- Interactive map of Dharwas
- Country: India
- State: Himachal Pradesh
- District: Chamba

Government
- • Type: State Government
- • Body: Government of Himachal Pradesh

Population (2011)
- • Total: 718

Languages
- • Official: Hindi
- Time zone: UTC+5:30 (IST)
- PIN: 176323
- Telephone code: 01897
- Vehicle registration: HP 45

= Dharwas =

Dharwas is the northernmost town of the state of Himachal Pradesh in India. It is located in the Chamba District at an elevation of 8,000 ft above sea level. Dharwas is the largest and most populated area in the Pangi Valley, and trekking base camps are available for those on the Dalhousie-Kishtwar trekking route.

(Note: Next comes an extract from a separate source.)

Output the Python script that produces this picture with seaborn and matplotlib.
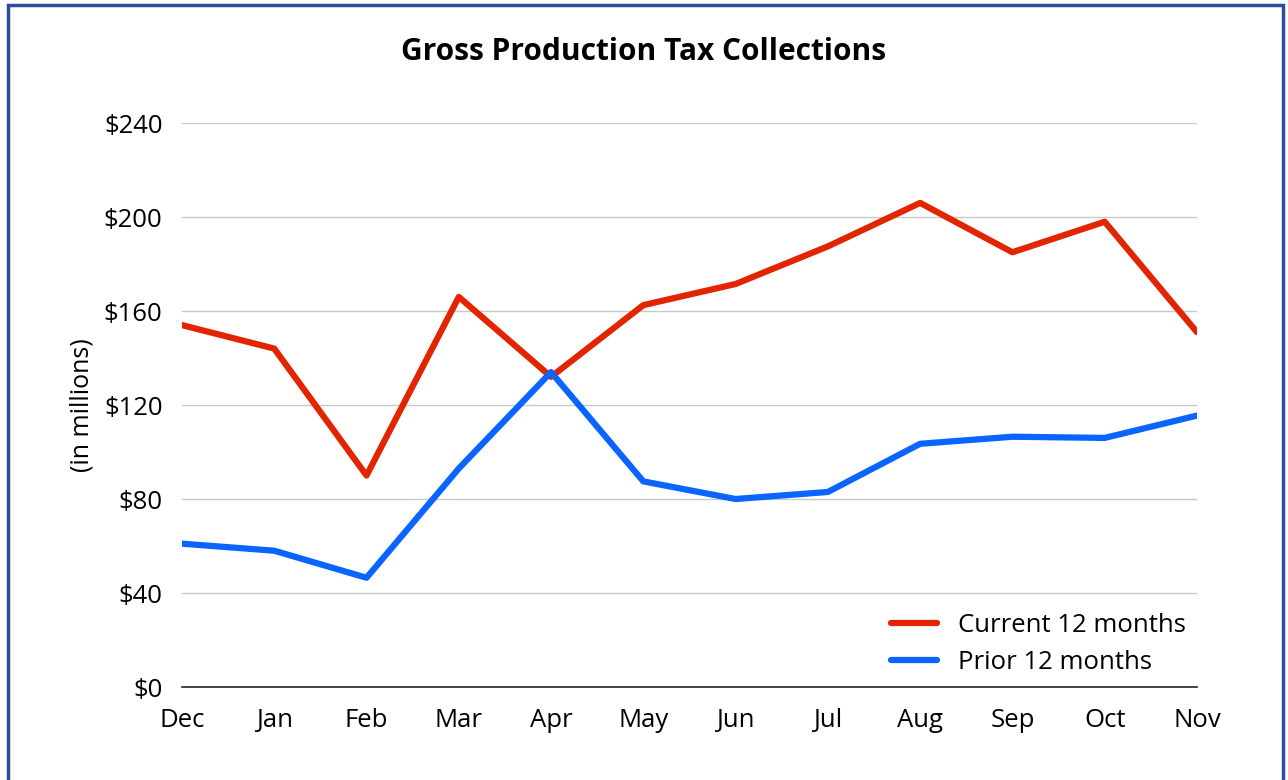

Dharwas is famous for the Tilmili natural mineral-water spring. It is believed that water from this spring was sent regularly to the Raja of Chamba. The Pangi Valley is the most remote valley of the Chamba district, and was described by Dr. J. Hutchison (in 1904) as follows:
"Pangi is unique in its grandeur and beauty: in this respect far surpassing any other portion of Chamba District. The scenery is sublime and imposing, and nature appears in her wildest and grandest moods. Everything is on a stupendous scale. The great river rolls along in a deep and narrow gorge, lashing itself into fury against the adamantine cliffs that confine it. Precipices spring from the brink, in places almost perpendicular, to a height of one or two thousand feet. On the lower ranges are grassy slopes of rich pasture with dense forests of pine and cedar, while high over all, the stern and majestic mountains, piled on one another, attain in altitude of 18,000 to 21,000 ft rising far beyond the line of eternal snow. But all is not sublimity and grandeur. Every few miles the traveller reaches fairly open nooks of surpassing beauties, which may have been small lakes in some bygone age, while the river was cutting its way through a rocky barrier in front. There, the villages are chiefly to be found. These are few in number, and of small size, for the region is sparsely inhabited."

==Transport==

The nearest railhead is at Pathankot in the state of Punjab and the nearest airport is at Gaggal. The nearest town is Killar, located in the deep, narrow gorge formed by the Chenab River; in Killar there are buses and taxis available for the trip to Dharwas.

The main road through Pangi Valley is the 170 km road link from Chamba to Killar via Saach Pass. One can also take the famous Leh–Manali Highway, although the road is in poor condition and occasionally closed to traffic. A trail leading to Sural Valley starts in Dharwas and ends in Zanskar.